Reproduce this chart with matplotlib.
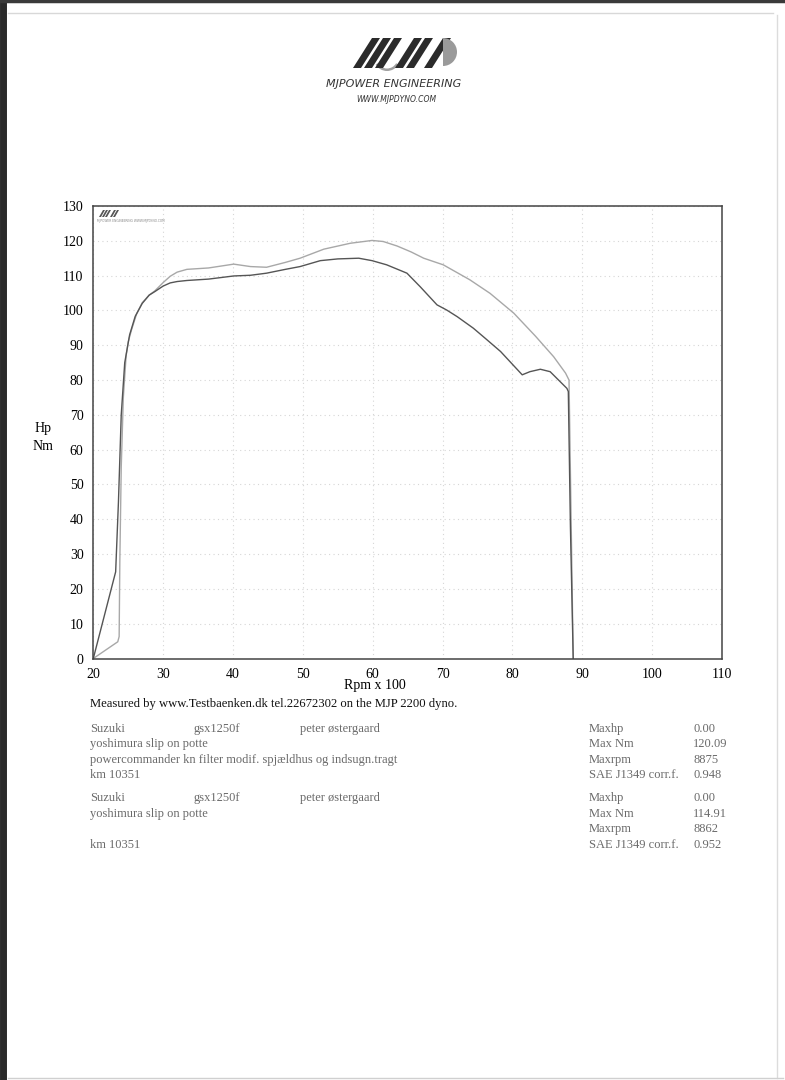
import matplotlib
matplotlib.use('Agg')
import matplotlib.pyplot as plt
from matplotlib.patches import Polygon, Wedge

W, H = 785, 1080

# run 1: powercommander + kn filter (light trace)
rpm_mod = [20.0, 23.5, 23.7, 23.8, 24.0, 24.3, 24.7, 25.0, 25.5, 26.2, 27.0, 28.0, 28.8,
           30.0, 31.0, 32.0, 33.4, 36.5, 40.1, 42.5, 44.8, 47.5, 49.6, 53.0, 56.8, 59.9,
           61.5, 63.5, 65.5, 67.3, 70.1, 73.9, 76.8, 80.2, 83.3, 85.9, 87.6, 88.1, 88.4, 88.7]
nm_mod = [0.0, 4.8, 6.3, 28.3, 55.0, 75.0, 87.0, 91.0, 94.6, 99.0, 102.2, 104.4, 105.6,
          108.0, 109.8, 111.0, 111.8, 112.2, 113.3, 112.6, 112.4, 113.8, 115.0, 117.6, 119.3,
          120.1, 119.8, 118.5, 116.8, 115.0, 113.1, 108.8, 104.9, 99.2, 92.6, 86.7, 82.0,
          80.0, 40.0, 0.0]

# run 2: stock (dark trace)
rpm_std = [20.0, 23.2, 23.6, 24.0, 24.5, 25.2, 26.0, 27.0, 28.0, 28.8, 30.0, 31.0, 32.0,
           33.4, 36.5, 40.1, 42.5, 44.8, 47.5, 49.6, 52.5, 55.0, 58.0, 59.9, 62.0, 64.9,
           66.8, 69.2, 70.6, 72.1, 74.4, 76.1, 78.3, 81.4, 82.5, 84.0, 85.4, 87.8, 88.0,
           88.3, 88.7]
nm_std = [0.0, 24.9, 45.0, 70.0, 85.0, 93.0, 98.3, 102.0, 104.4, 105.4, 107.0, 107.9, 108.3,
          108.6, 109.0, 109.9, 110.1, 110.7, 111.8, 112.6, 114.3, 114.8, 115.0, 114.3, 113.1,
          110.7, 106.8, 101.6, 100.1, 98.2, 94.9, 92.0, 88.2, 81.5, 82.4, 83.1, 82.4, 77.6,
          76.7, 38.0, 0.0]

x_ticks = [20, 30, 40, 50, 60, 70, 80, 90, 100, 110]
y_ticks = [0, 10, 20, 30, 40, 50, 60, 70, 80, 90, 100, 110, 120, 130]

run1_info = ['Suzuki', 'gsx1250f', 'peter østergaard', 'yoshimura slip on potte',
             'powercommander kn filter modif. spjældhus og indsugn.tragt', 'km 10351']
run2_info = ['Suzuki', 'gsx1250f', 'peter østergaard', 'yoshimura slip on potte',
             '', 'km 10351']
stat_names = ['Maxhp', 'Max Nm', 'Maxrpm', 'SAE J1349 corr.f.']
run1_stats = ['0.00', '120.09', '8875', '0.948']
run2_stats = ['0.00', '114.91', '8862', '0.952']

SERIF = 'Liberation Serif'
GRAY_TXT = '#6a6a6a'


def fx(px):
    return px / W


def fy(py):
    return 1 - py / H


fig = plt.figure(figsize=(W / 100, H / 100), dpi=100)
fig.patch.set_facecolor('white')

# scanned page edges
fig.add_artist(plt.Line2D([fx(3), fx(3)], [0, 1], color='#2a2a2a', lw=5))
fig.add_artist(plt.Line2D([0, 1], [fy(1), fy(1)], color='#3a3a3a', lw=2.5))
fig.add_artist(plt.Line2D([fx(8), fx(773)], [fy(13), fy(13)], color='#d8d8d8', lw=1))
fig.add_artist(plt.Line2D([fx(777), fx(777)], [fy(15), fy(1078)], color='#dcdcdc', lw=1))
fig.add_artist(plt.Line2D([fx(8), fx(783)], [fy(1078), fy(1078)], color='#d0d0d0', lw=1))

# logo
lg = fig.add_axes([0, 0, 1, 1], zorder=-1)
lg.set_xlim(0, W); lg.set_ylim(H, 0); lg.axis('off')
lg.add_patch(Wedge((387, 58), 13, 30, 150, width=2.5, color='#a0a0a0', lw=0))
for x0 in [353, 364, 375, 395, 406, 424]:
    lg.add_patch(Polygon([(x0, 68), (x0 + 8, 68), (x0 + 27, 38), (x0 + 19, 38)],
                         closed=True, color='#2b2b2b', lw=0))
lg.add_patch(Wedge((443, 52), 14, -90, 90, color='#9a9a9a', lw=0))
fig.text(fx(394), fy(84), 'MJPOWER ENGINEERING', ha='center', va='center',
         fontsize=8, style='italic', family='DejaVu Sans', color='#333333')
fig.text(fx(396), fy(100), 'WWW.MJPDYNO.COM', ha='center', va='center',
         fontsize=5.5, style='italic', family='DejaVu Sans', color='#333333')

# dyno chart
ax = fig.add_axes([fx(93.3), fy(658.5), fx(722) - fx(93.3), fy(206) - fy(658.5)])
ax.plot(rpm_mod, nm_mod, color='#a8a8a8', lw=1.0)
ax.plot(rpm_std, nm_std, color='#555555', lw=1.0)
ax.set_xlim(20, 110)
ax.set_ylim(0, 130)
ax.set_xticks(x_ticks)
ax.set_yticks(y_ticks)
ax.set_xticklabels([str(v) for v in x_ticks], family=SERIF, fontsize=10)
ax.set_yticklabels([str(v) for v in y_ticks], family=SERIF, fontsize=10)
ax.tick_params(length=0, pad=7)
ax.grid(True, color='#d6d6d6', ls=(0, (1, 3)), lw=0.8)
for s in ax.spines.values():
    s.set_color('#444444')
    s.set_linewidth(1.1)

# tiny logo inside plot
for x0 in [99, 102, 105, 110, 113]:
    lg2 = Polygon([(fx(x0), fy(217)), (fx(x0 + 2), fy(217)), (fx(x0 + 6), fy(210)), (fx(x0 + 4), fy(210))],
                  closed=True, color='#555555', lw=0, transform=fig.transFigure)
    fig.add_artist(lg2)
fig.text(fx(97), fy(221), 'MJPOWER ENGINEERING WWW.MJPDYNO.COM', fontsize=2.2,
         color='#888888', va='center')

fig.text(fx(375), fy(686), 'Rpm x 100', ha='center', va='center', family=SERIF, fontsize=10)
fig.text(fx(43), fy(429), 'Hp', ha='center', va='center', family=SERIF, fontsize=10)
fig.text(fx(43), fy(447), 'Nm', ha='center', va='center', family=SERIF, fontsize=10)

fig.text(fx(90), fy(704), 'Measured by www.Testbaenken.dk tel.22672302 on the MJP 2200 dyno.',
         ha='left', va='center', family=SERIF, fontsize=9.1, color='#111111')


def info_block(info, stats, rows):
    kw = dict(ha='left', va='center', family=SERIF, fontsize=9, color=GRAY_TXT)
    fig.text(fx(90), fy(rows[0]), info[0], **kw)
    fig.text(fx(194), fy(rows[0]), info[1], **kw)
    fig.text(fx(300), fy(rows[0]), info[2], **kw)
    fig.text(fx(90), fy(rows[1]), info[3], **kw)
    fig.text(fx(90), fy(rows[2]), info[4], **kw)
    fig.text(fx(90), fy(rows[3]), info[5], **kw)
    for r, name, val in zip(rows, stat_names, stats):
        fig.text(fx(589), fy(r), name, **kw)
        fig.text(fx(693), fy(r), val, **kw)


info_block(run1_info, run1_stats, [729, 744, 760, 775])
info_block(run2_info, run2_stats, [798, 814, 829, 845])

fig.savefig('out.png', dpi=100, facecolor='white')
◆ ◆ ◆ ◆ ◆ ◆ ◆
Exactly as written, please give again the lines from the beginning of the listing through the line containing "W, H = 785, 1080", inclusive, without any pictures.

Reproduce this chart with matplotlib.
import matplotlib
matplotlib.use('Agg')
import matplotlib.pyplot as plt
from matplotlib.patches import Polygon, Wedge

W, H = 785, 1080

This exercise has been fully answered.